Joy Of The Lord

Joy, is clearly a rare condition in our world today. Few people even feel happy, much less joyful. When we focus on the present state of our world it seems impossible to “feel” joyful. Yet, God’s word tells us about many believers who experienced joy in the midst of austere conditions. So how can we, today, experience and hold onto joy when we aren’t necessarily “feeling” the emotion?

First, we need to recognize that joy is not just an emotion. Biblically speaking, joy is a fruit of the spirit (Galatians 5:22-23), and fruit is the result of something living and growing. Fruit doesn’t come from seeds or thoughts. Fruit, even natural fruit is a product of growth. So, if we are to produce this fruit and walk in joy then we may need to cultivate some behaviors and attitudes that will help this fruit come into fruition.

The book of Nehemiah gives us a clue about cultivating joy. The children of Israel had been in bondage to Babylon for seventy years. Toward the end of their captivity a remnant was granted leave to return to their homeland to rebuild their temple that had been destroyed. The first leader, Zerubbabel lead a group of men to rebuild the physical building of the temple. Then about sixty years later Ezra the scribe joined with Nehemiah to teach the people the law of God, (you might call this “a rebuilding of hearts”). Ezra and the priests spent seven days teaching the law and the remnant repented of their sins. Their repentance was so genuine that the people literally wept as they heard the word of God. At the end of this event, Nehemiah spoke these famous words; “Go and enjoy choice food and sweet drinks, and send some to those who have nothing prepared. This day is holy to our Lord. Do not grieve, for the joy of the Lord is your strength” (Nehemiah 8:10).

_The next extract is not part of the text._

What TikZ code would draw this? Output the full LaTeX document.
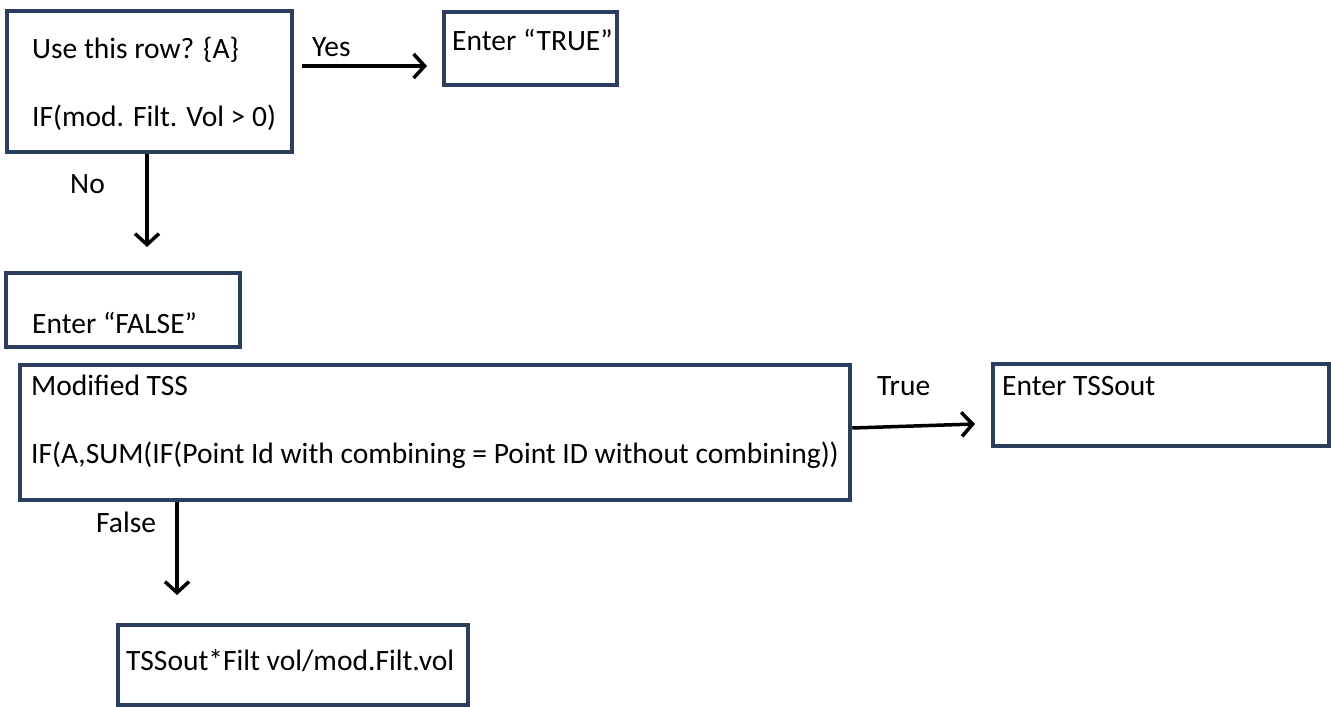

Two very distinct lessons can be gleaned from this record. First, the people listened attentively to the word of God as it was taught to the end they understood and believed it. They didn’t play church as is evidenced by their deep repentance and weeping. Second, they chose to be joyful because they recognized God was their strength ­– even in their repentant state. Their joy became so abundant and full that they were eager to give to others in need.

Now let’s compare this to our opportunity for joy today.

  • Jesus said we are children of God, and no one can snatch us away from Him (John 10:28–29).
  • We have “an inheritance that can never perish, spoil or fade,” (1 Peter 1:4; Matthew 6:20).
  • In Christ, we are “filled with an inexpressible and glorious joy” (1 Peter 1:8).
  • It is our Christian duty to rejoice in the Lord (Philippians 3:1; 4:4; 1 Thessalonians 5:16).
  • Joy was the one fruit that gave Jesus the resolve to endure the cross (Heb. 12:1-3).

Like the children of Israel, we can either read these scriptures and dozens more like them and weep for our failures; or we can choose to have joy and rejoicing knowing that our brother Jesus and our Father God love us unconditionally. It is from this position of faith that we can face any adversity in life and choose to walk in joy.

Jesus called this kind of living “abiding”. As we abide in Christ, the True Vine, we, the branches, are full of His strength and vitality, and the fruit we produce, including joy, come directly from him (John 15:5). The joy of the Lord may be inexplicable to those who do not possess it. But, for the believer in Christ, the joy of the Lord comes as naturally as grapes growing on a vine.

God doesn’t want us to put on a facade of happiness. He does however ask that amidst this broken world we would turn our faces, sometimes with tears in our eyes, upon Him and His Son, so we can say once again, “I am filled with comfort; I am overflowing with joy in all affliction” (2 Corinthians 7:4).

So, in the days ahead, let’s make the choice to fill our hearts with joy inextinguishable and radiating with the hope of paradise promised. As we do, we will become a beacon of light for those suffering souls who are lost and without hope. This we can do, so long as we remember that God’s grace is the strength of our salvation. When we live joyously, we too can say like the Apostle Paul, “the sufferings of this present time are not worthy to be compared with the glory that is about to be revealed in us” (Rom. 8:18).

Let’s keep our heart in His word, our hand in his hand, and our eyes fixed on his glorious appearing; then we will have something far more precious than happiness to share with those in need!